Empowering African knowledge to influence communities, policy, and progress
Abstract
The rapid transformation of food systems in West Africa has intensified the consumption of ultra-processed indigenous foods, generating significant concerns regarding nutrition, public health, and cultural sustainability. This study critically examined the emergence of ultra-processed indigenous foods within West African societies and evaluated their implications for dietary quality, agro-processing practices, and indigenous food systems. A qualitative systematic review design was adopted using secondary data obtained from peer-reviewed journal articles, institutional reports, and multidisciplinary academic literature focusing on nutrition transition, food processing, and African food systems. Thematic content analysis was employed to synthesise evidence across selected studies. The findings revealed that urbanisation, globalisation, commercial agro-processing, changing consumer lifestyles, and aggressive food marketing significantly drive the increasing consumption of ultra-processed indigenous foods across the region.
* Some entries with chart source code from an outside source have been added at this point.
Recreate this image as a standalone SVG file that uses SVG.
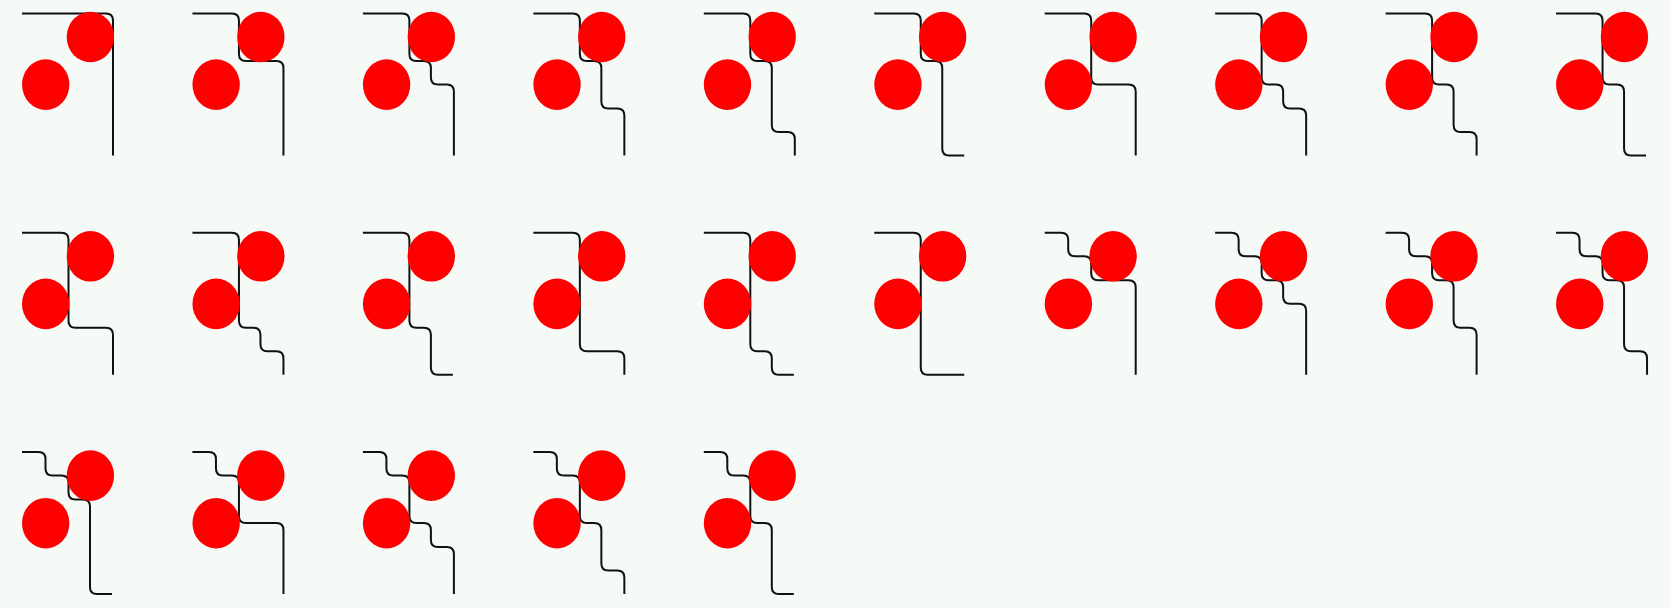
<svg xmlns="http://www.w3.org/2000/svg" width="1671" height="608" viewBox="0 0 1671 608">
<style>
.e{fill:none;stroke:#111;stroke-width:2;stroke-linejoin:round}
.n{fill:#ff0000}
</style>
<rect x="0" y="0" width="1671" height="608" fill="#f5faf7"/>
<g id="connectors">
<path class="e" transform="translate(0,0)" d="M22 13.5 H106 Q113 13.5 113 20.5 V155.5"/>
<path class="e" transform="translate(170.45,0)" d="M22 13.5 H61.5 Q68.5 13.5 68.5 20.5 V54 Q68.5 61 75.5 61 H106 Q113 61 113 68 V155.5"/>
<path class="e" transform="translate(340.9,0)" d="M22 13.5 H61.5 Q68.5 13.5 68.5 20.5 V54 Q68.5 61 75.5 61 H83 Q90 61 90 68 V77.5 Q90 84.5 97 84.5 H106 Q113 84.5 113 91.5 V155.5"/>
<path class="e" transform="translate(511.35,0)" d="M22 13.5 H61.5 Q68.5 13.5 68.5 20.5 V54 Q68.5 61 75.5 61 H83 Q90 61 90 68 V101.5 Q90 108.5 97 108.5 H106 Q113 108.5 113 115.5 V155.5"/>
<path class="e" transform="translate(681.8,0)" d="M22 13.5 H61.5 Q68.5 13.5 68.5 20.5 V54 Q68.5 61 75.5 61 H83 Q90 61 90 68 V125 Q90 132 97 132 H106 Q113 132 113 139 V155.5"/>
<path class="e" transform="translate(852.25,0)" d="M22 13.5 H61.5 Q68.5 13.5 68.5 20.5 V54 Q68.5 61 75.5 61 H83 Q90 61 90 68 V148.5 Q90 155.5 97 155.5 H112"/>
<path class="e" transform="translate(1022.7,0)" d="M22 13.5 H61.5 Q68.5 13.5 68.5 20.5 V77.5 Q68.5 84.5 75.5 84.5 H106 Q113 84.5 113 91.5 V155.5"/>
<path class="e" transform="translate(1193.15,0)" d="M22 13.5 H61.5 Q68.5 13.5 68.5 20.5 V77.5 Q68.5 84.5 75.5 84.5 H83 Q90 84.5 90 91.5 V101.5 Q90 108.5 97 108.5 H106 Q113 108.5 113 115.5 V155.5"/>
<path class="e" transform="translate(1363.6,0)" d="M22 13.5 H61.5 Q68.5 13.5 68.5 20.5 V77.5 Q68.5 84.5 75.5 84.5 H83 Q90 84.5 90 91.5 V125 Q90 132 97 132 H106 Q113 132 113 139 V155.5"/>
<path class="e" transform="translate(1534.05,0)" d="M22 13.5 H61.5 Q68.5 13.5 68.5 20.5 V77.5 Q68.5 84.5 75.5 84.5 H83 Q90 84.5 90 91.5 V148.5 Q90 155.5 97 155.5 H112"/>
<path class="e" transform="translate(0,219.3)" d="M22 13.5 H61.5 Q68.5 13.5 68.5 20.5 V101.5 Q68.5 108.5 75.5 108.5 H106 Q113 108.5 113 115.5 V155.5"/>
<path class="e" transform="translate(170.45,219.3)" d="M22 13.5 H61.5 Q68.5 13.5 68.5 20.5 V101.5 Q68.5 108.5 75.5 108.5 H83 Q90 108.5 90 115.5 V125 Q90 132 97 132 H106 Q113 132 113 139 V155.5"/>
<path class="e" transform="translate(340.9,219.3)" d="M22 13.5 H61.5 Q68.5 13.5 68.5 20.5 V101.5 Q68.5 108.5 75.5 108.5 H83 Q90 108.5 90 115.5 V148.5 Q90 155.5 97 155.5 H112"/>
<path class="e" transform="translate(511.35,219.3)" d="M22 13.5 H61.5 Q68.5 13.5 68.5 20.5 V125 Q68.5 132 75.5 132 H106 Q113 132 113 139 V155.5"/>
<path class="e" transform="translate(681.8,219.3)" d="M22 13.5 H61.5 Q68.5 13.5 68.5 20.5 V125 Q68.5 132 75.5 132 H83 Q90 132 90 139 V148.5 Q90 155.5 97 155.5 H112"/>
<path class="e" transform="translate(852.25,219.3)" d="M22 13.5 H61.5 Q68.5 13.5 68.5 20.5 V148.5 Q68.5 155.5 75.5 155.5 H112"/>
<path class="e" transform="translate(1022.7,219.3)" d="M22 13.5 H38.5 Q45.5 13.5 45.5 20.5 V30 Q45.5 37 52.5 37 H61.5 Q68.5 37 68.5 44 V54 Q68.5 61 75.5 61 H106 Q113 61 113 68 V155.5"/>
<path class="e" transform="translate(1193.15,219.3)" d="M22 13.5 H38.5 Q45.5 13.5 45.5 20.5 V30 Q45.5 37 52.5 37 H61.5 Q68.5 37 68.5 44 V54 Q68.5 61 75.5 61 H83 Q90 61 90 68 V77.5 Q90 84.5 97 84.5 H106 Q113 84.5 113 91.5 V155.5"/>
<path class="e" transform="translate(1363.6,219.3)" d="M22 13.5 H38.5 Q45.5 13.5 45.5 20.5 V30 Q45.5 37 52.5 37 H61.5 Q68.5 37 68.5 44 V54 Q68.5 61 75.5 61 H83 Q90 61 90 68 V101.5 Q90 108.5 97 108.5 H106 Q113 108.5 113 115.5 V155.5"/>
<path class="e" transform="translate(1534.05,219.3)" d="M22 13.5 H38.5 Q45.5 13.5 45.5 20.5 V30 Q45.5 37 52.5 37 H61.5 Q68.5 37 68.5 44 V54 Q68.5 61 75.5 61 H83 Q90 61 90 68 V125 Q90 132 97 132 H106 Q113 132 113 139 V155.5"/>
<path class="e" transform="translate(0,438.6)" d="M22 13.5 H38.5 Q45.5 13.5 45.5 20.5 V30 Q45.5 37 52.5 37 H61.5 Q68.5 37 68.5 44 V54 Q68.5 61 75.5 61 H83 Q90 61 90 68 V148.5 Q90 155.5 97 155.5 H112"/>
<path class="e" transform="translate(170.45,438.6)" d="M22 13.5 H38.5 Q45.5 13.5 45.5 20.5 V30 Q45.5 37 52.5 37 H61.5 Q68.5 37 68.5 44 V77.5 Q68.5 84.5 75.5 84.5 H106 Q113 84.5 113 91.5 V155.5"/>
<path class="e" transform="translate(340.9,438.6)" d="M22 13.5 H38.5 Q45.5 13.5 45.5 20.5 V30 Q45.5 37 52.5 37 H61.5 Q68.5 37 68.5 44 V77.5 Q68.5 84.5 75.5 84.5 H83 Q90 84.5 90 91.5 V101.5 Q90 108.5 97 108.5 H106 Q113 108.5 113 115.5 V155.5"/>
<path class="e" transform="translate(511.35,438.6)" d="M22 13.5 H38.5 Q45.5 13.5 45.5 20.5 V30 Q45.5 37 52.5 37 H61.5 Q68.5 37 68.5 44 V77.5 Q68.5 84.5 75.5 84.5 H83 Q90 84.5 90 91.5 V125 Q90 132 97 132 H106 Q113 132 113 139 V155.5"/>
<path class="e" transform="translate(681.8,438.6)" d="M22 13.5 H38.5 Q45.5 13.5 45.5 20.5 V30 Q45.5 37 52.5 37 H61.5 Q68.5 37 68.5 44 V77.5 Q68.5 84.5 75.5 84.5 H83 Q90 84.5 90 91.5 V148.5 Q90 155.5 97 155.5 H112"/>
</g>
<g id="nodes">
<g id="a-1-1"><ellipse class="n" cx="90.4" cy="37" rx="23.7" ry="25.3"/></g>
<g id="b-1-1"><ellipse class="n" cx="45.7" cy="84.6" rx="23.7" ry="25.3"/></g>
<g id="a-1-2"><ellipse class="n" cx="260.85" cy="37" rx="23.7" ry="25.3"/></g>
<g id="b-1-2"><ellipse class="n" cx="216.15" cy="84.6" rx="23.7" ry="25.3"/></g>
<g id="a-1-3"><ellipse class="n" cx="431.3" cy="37" rx="23.7" ry="25.3"/></g>
<g id="b-1-3"><ellipse class="n" cx="386.6" cy="84.6" rx="23.7" ry="25.3"/></g>
<g id="a-1-4"><ellipse class="n" cx="601.75" cy="37" rx="23.7" ry="25.3"/></g>
<g id="b-1-4"><ellipse class="n" cx="557.05" cy="84.6" rx="23.7" ry="25.3"/></g>
<g id="a-1-5"><ellipse class="n" cx="772.2" cy="37" rx="23.7" ry="25.3"/></g>
<g id="b-1-5"><ellipse class="n" cx="727.5" cy="84.6" rx="23.7" ry="25.3"/></g>
<g id="a-1-6"><ellipse class="n" cx="942.65" cy="37" rx="23.7" ry="25.3"/></g>
<g id="b-1-6"><ellipse class="n" cx="897.95" cy="84.6" rx="23.7" ry="25.3"/></g>
<g id="a-1-7"><ellipse class="n" cx="1113.1" cy="37" rx="23.7" ry="25.3"/></g>
<g id="b-1-7"><ellipse class="n" cx="1068.4" cy="84.6" rx="23.7" ry="25.3"/></g>
<g id="a-1-8"><ellipse class="n" cx="1283.55" cy="37" rx="23.7" ry="25.3"/></g>
<g id="b-1-8"><ellipse class="n" cx="1238.85" cy="84.6" rx="23.7" ry="25.3"/></g>
<g id="a-1-9"><ellipse class="n" cx="1454" cy="37" rx="23.7" ry="25.3"/></g>
<g id="b-1-9"><ellipse class="n" cx="1409.3" cy="84.6" rx="23.7" ry="25.3"/></g>
<g id="a-1-10"><ellipse class="n" cx="1624.45" cy="37" rx="23.7" ry="25.3"/></g>
<g id="b-1-10"><ellipse class="n" cx="1579.75" cy="84.6" rx="23.7" ry="25.3"/></g>
<g id="a-2-1"><ellipse class="n" cx="90.4" cy="256.3" rx="23.7" ry="25.3"/></g>
<g id="b-2-1"><ellipse class="n" cx="45.7" cy="303.9" rx="23.7" ry="25.3"/></g>
<g id="a-2-2"><ellipse class="n" cx="260.85" cy="256.3" rx="23.7" ry="25.3"/></g>
<g id="b-2-2"><ellipse class="n" cx="216.15" cy="303.9" rx="23.7" ry="25.3"/></g>
<g id="a-2-3"><ellipse class="n" cx="431.3" cy="256.3" rx="23.7" ry="25.3"/></g>
<g id="b-2-3"><ellipse class="n" cx="386.6" cy="303.9" rx="23.7" ry="25.3"/></g>
<g id="a-2-4"><ellipse class="n" cx="601.75" cy="256.3" rx="23.7" ry="25.3"/></g>
<g id="b-2-4"><ellipse class="n" cx="557.05" cy="303.9" rx="23.7" ry="25.3"/></g>
<g id="a-2-5"><ellipse class="n" cx="772.2" cy="256.3" rx="23.7" ry="25.3"/></g>
<g id="b-2-5"><ellipse class="n" cx="727.5" cy="303.9" rx="23.7" ry="25.3"/></g>
<g id="a-2-6"><ellipse class="n" cx="942.65" cy="256.3" rx="23.7" ry="25.3"/></g>
<g id="b-2-6"><ellipse class="n" cx="897.95" cy="303.9" rx="23.7" ry="25.3"/></g>
<g id="a-2-7"><ellipse class="n" cx="1113.1" cy="256.3" rx="23.7" ry="25.3"/></g>
<g id="b-2-7"><ellipse class="n" cx="1068.4" cy="303.9" rx="23.7" ry="25.3"/></g>
<g id="a-2-8"><ellipse class="n" cx="1283.55" cy="256.3" rx="23.7" ry="25.3"/></g>
<g id="b-2-8"><ellipse class="n" cx="1238.85" cy="303.9" rx="23.7" ry="25.3"/></g>
<g id="a-2-9"><ellipse class="n" cx="1454" cy="256.3" rx="23.7" ry="25.3"/></g>
<g id="b-2-9"><ellipse class="n" cx="1409.3" cy="303.9" rx="23.7" ry="25.3"/></g>
<g id="a-2-10"><ellipse class="n" cx="1624.45" cy="256.3" rx="23.7" ry="25.3"/></g>
<g id="b-2-10"><ellipse class="n" cx="1579.75" cy="303.9" rx="23.7" ry="25.3"/></g>
<g id="a-3-1"><ellipse class="n" cx="90.4" cy="475.6" rx="23.7" ry="25.3"/></g>
<g id="b-3-1"><ellipse class="n" cx="45.7" cy="523.2" rx="23.7" ry="25.3"/></g>
<g id="a-3-2"><ellipse class="n" cx="260.85" cy="475.6" rx="23.7" ry="25.3"/></g>
<g id="b-3-2"><ellipse class="n" cx="216.15" cy="523.2" rx="23.7" ry="25.3"/></g>
<g id="a-3-3"><ellipse class="n" cx="431.3" cy="475.6" rx="23.7" ry="25.3"/></g>
<g id="b-3-3"><ellipse class="n" cx="386.6" cy="523.2" rx="23.7" ry="25.3"/></g>
<g id="a-3-4"><ellipse class="n" cx="601.75" cy="475.6" rx="23.7" ry="25.3"/></g>
<g id="b-3-4"><ellipse class="n" cx="557.05" cy="523.2" rx="23.7" ry="25.3"/></g>
<g id="a-3-5"><ellipse class="n" cx="772.2" cy="475.6" rx="23.7" ry="25.3"/></g>
<g id="b-3-5"><ellipse class="n" cx="727.5" cy="523.2" rx="23.7" ry="25.3"/></g>
</g>
</svg>
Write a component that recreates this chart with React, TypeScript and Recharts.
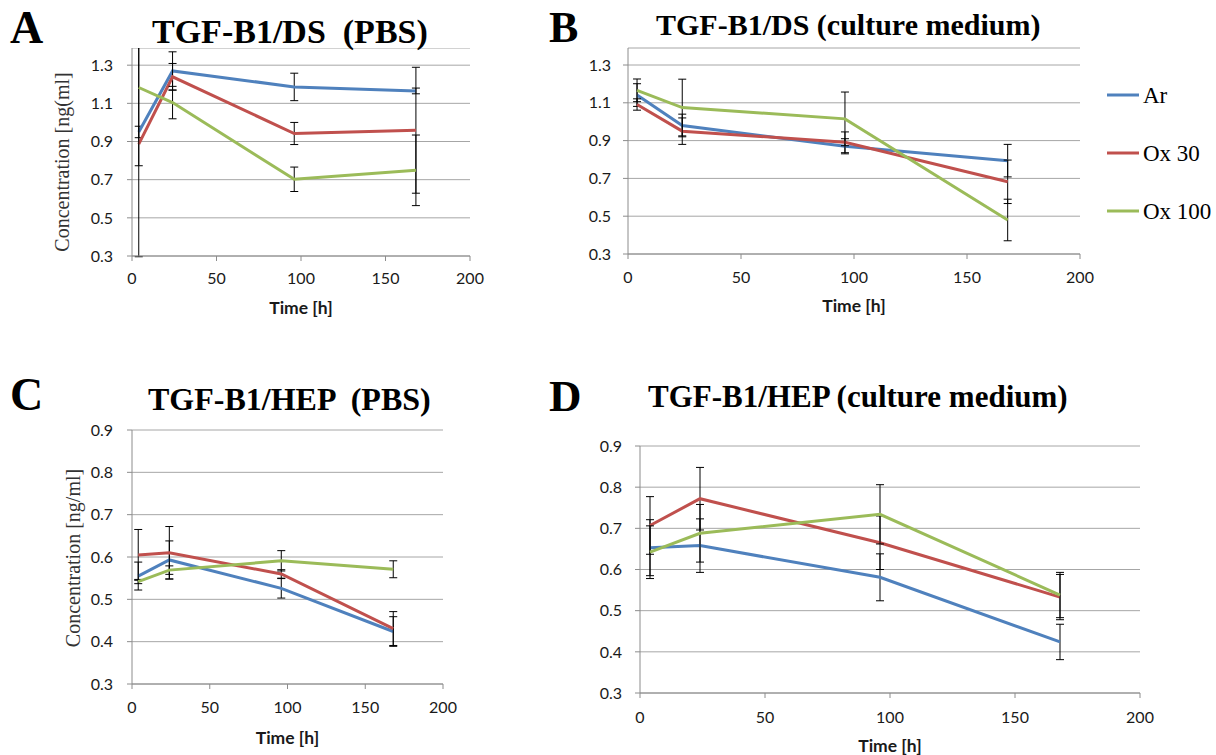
import React from 'react';
import { LineChart, Line, XAxis, YAxis, CartesianGrid, ErrorBar } from 'recharts';

// ---------- data ----------
const times = [4, 24, 96, 168];
const seriesNames = ['Ar', 'Ox 30', 'Ox 100'];
const seriesColors = ['#4F81BD', '#C0504D', '#9BBB59'];
const xTicks = [0, 50, 100, 150, 200];
const dsTicks = [0.3, 0.5, 0.7, 0.9, 1.1, 1.3];
const hepTicks = [0.3, 0.4, 0.5, 0.6, 0.7, 0.8, 0.9];

// A: TGF-B1/DS (PBS)
const aAr = [0.95, 1.27, 1.186, 1.165];
const aArErr = [0.03, 0.1, 0.072, 0.015];
const aOx30 = [0.886, 1.239, 0.942, 0.959];
const aOx30Err: (number | number[])[] = [[0.59, 0.6], 0.07, 0.058, 0.33];
const aOx100 = [1.183, 1.104, 0.702, 0.749];
const aOx100Err = [0.41, 0.085, 0.064, 0.185];

// B: TGF-B1/DS (culture medium)
const bAr = [1.141, 0.98, 0.87, 0.794];
const bArErr = [0.06, 0.06, 0.04, 0.086];
const bOx30 = [1.091, 0.95, 0.891, 0.682];
const bOx30Err = [0.03, 0.07, 0.055, 0.115];
const bOx100 = [1.166, 1.075, 1.015, 0.48];
const bOx100Err = [0.06, 0.15, 0.142, 0.11];

// C: TGF-B1/HEP (PBS)
const cAr = [0.555, 0.593, 0.526, 0.424];
const cArErr = [0.033, 0.045, 0.023, 0.035];
const cOx30 = [0.605, 0.61, 0.56, 0.431];
const cOx30Err = [0.06, 0.062, 0.01, 0.04];
const cOx100 = [0.542, 0.569, 0.591, 0.571];
const cOx100Err = [0.005, 0.01, 0.024, 0.02];

// D: TGF-B1/HEP (culture medium)
const dAr = [0.653, 0.658, 0.581, 0.424];
const dArErr = [0.068, 0.065, 0.057, 0.043];
const dOx30 = [0.707, 0.772, 0.665, 0.533];
const dOx30Err = [0.07, 0.076, 0.065, 0.055];
const dOx100 = [0.642, 0.688, 0.734, 0.538];
const dOx100Err = [0.064, 0.07, 0.072, 0.055];

function buildRows(vals: number[][], errs: any[][]) {
  return times.map((t, i) => ({
    t,
    s0: vals[0][i], e0: errs[0][i],
    s1: vals[1][i], e1: errs[1][i],
    s2: vals[2][i], e2: errs[2][i],
  }));
}

const dataA = buildRows([aAr, aOx30, aOx100], [aArErr, aOx30Err, aOx100Err]);
const dataB = buildRows([bAr, bOx30, bOx100], [bArErr, bOx30Err, bOx100Err]);
const dataC = buildRows([cAr, cOx30, cOx100], [cArErr, cOx30Err, cOx100Err]);
const dataD = buildRows([dAr, dOx30, dOx100], [dArErr, dOx30Err, dOx100Err]);

// ---------- styles ----------
const GRID = '#a6a6a6';
const AXIS = '#8c8c8c';
const TICK_FONT = { fontFamily: 'Lato, "Open Sans", sans-serif', fontSize: 16, fill: '#1a1a1a' };
const SERIF = '"Liberation Serif", "Times New Roman", serif';

const XTitle = (props: any) => {
  const { viewBox, dy } = props;
  if (!viewBox) return null;
  const cx = viewBox.x + viewBox.width / 2;
  return (
    <text x={cx} y={viewBox.y + dy} textAnchor="middle" dominantBaseline="central"
      style={{ fontFamily: 'Lato, sans-serif', fontWeight: 700, fontSize: 17.5, fill: '#1a1a1a' }}>
      Time [h]
    </text>
  );
};

const YTitle = (props: any) => {
  const { lx, ly, text } = props;
  return (
    <text x={lx} y={ly} textAnchor="middle" dominantBaseline="central" transform={`rotate(-90 ${lx} ${ly})`}
      style={{ fontFamily: SERIF, fontSize: 20, fill: '#333' }}>
      {text}
    </text>
  );
};

type PanelProps = {
  data: any[];
  left: number; top: number; width: number; height: number;
  margin: { top: number; right: number; bottom: number; left: number };
  yWidth: number; xHeight: number;
  yDomain: [number, number]; yTicks: number[];
  yTickMargin: number; xTickMargin: number; xTitleDy: number;
  yTitle?: { text: string; lx: number; ly: number };
  clipTop?: number;
};

function Panel(p: PanelProps) {
  return (
    <div style={{ position: 'absolute', left: p.left, top: p.top, width: p.width, height: p.height,
      clipPath: p.clipTop ? `inset(${p.clipTop}px 0px 0px 0px)` : undefined }}>
      <LineChart width={p.width} height={p.height} data={p.data} margin={p.margin}>
        <CartesianGrid vertical={false} stroke={GRID} strokeWidth={1} />
        <XAxis dataKey="t" type="number" domain={[0, 200]} ticks={xTicks} height={p.xHeight}
          stroke={AXIS} tickSize={5} tickMargin={p.xTickMargin} tick={TICK_FONT}
          tickLine={{ stroke: AXIS }} interval={0}
          label={<XTitle dy={p.xTitleDy} />} />
        <YAxis type="number" domain={p.yDomain} ticks={p.yTicks} width={p.yWidth} allowDataOverflow
          stroke={AXIS} tickSize={5} tickMargin={p.yTickMargin} tick={TICK_FONT} interval={0}
          tickFormatter={(v: number) => v.toFixed(1)}
          label={p.yTitle ? <YTitle text={p.yTitle.text} lx={p.yTitle.lx} ly={p.yTitle.ly} /> : undefined} />
        {[0, 1, 2].map((k) => (
          <Line key={k} type="linear" dataKey={`s${k}`} name={seriesNames[k]} stroke={seriesColors[k]}
            strokeWidth={3} dot={false} activeDot={false} isAnimationActive={false}>
            <ErrorBar dataKey={`e${k}`} direction="y" width={4} stroke="#000" strokeWidth={1} />
          </Line>
        ))}
      </LineChart>
    </div>
  );
}

const titleStyle = (size: number): React.CSSProperties => ({
  fontFamily: SERIF, fontWeight: 700, fontSize: size, fill: '#000', whiteSpace: 'pre',
});

export default function App() {
  return (
    <div style={{ position: 'absolute', left: 0, top: 0, width: 1216, height: 755, background: '#fff', overflow: 'hidden' }}>
      <Panel data={dataA} left={0} top={0} width={490} height={330} clipTop={48}
        margin={{ top: 48, right: 20, bottom: 0, left: 0 }} yWidth={132} xHeight={74}
        yDomain={[0.3, 1.39]} yTicks={dsTicks} yTickMargin={14} xTickMargin={12} xTitleDy={51}
        yTitle={{ text: 'Concentration [ng(ml]', lx: 62, ly: 162 }} />
      <Panel data={dataB} left={540} top={0} width={560} height={330}
        margin={{ top: 48, right: 20, bottom: 0, left: 0 }} yWidth={88} xHeight={76}
        yDomain={[0.3, 1.39]} yTicks={dsTicks} yTickMargin={12} xTickMargin={13} xTitleDy={51} />
      <Panel data={dataC} left={0} top={360} width={470} height={395}
        margin={{ top: 70, right: 27, bottom: 0, left: 0 }} yWidth={132} xHeight={71}
        yDomain={[0.3, 0.9]} yTicks={hepTicks} yTickMargin={14} xTickMargin={13} xTitleDy={53}
        yTitle={{ text: 'Concentration [ng/ml]', lx: 73, ly: 198 }} />
      <Panel data={dataD} left={540} top={360} width={620} height={395}
        margin={{ top: 86, right: 20, bottom: 0, left: 0 }} yWidth={100} xHeight={62}
        yDomain={[0.3, 0.9]} yTicks={hepTicks} yTickMargin={13} xTickMargin={14} xTitleDy={52} />

      <svg width={1216} height={755} style={{ position: 'absolute', left: 0, top: 0, pointerEvents: 'none' }}>
        <text x={10} y={43} style={titleStyle(46)}>A</text>
        <text x={152} y={43} style={titleStyle(34)}>{'TGF-B1/DS  (PBS)'}</text>
        <text x={549} y={42} style={titleStyle(44)}>B</text>
        <text x={656} y={35} style={titleStyle(30)}>{'TGF-B1/DS (culture medium)'}</text>
        <text x={10} y={410} style={titleStyle(46)}>C</text>
        <text x={148} y={410} style={titleStyle(32)}>{'TGF-B1/HEP  (PBS)'}</text>
        <text x={549} y={411} style={titleStyle(45)}>D</text>
        <text x={648} y={407} style={titleStyle(31)}>{'TGF-B1/HEP (culture medium)'}</text>
        {seriesNames.map((n, k) => (
          <g key={n}>
            <line x1={1107} x2={1139} y1={95 + k * 58} y2={95 + k * 58} stroke={seriesColors[k]} strokeWidth={3} />
            <text x={1143} y={95 + k * 58} dominantBaseline="central" style={{ fontFamily: SERIF, fontSize: 23, fill: '#000' }}>{n}</text>
          </g>
        ))}
      </svg>
    </div>
  );
}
The review further established strong associations between processed food consumption and rising prevalence of obesity, hypertension, type 2 diabetes, cardiovascular diseases, and the double burden of malnutrition. In addition, industrialisation of indigenous foods contributes to declining traditional cooking practices, weakening cultural food identity, and erosion of indigenous culinary knowledge systems. The study concludes that although agro-processing offers economic and food security benefits, excessive industrialisation of indigenous foods may undermine nutritional integrity and cultural sustainability. Sustainable, nutrition-sensitive, and culturally responsive agro-processing strategies are therefore essential for the future of West African food systems.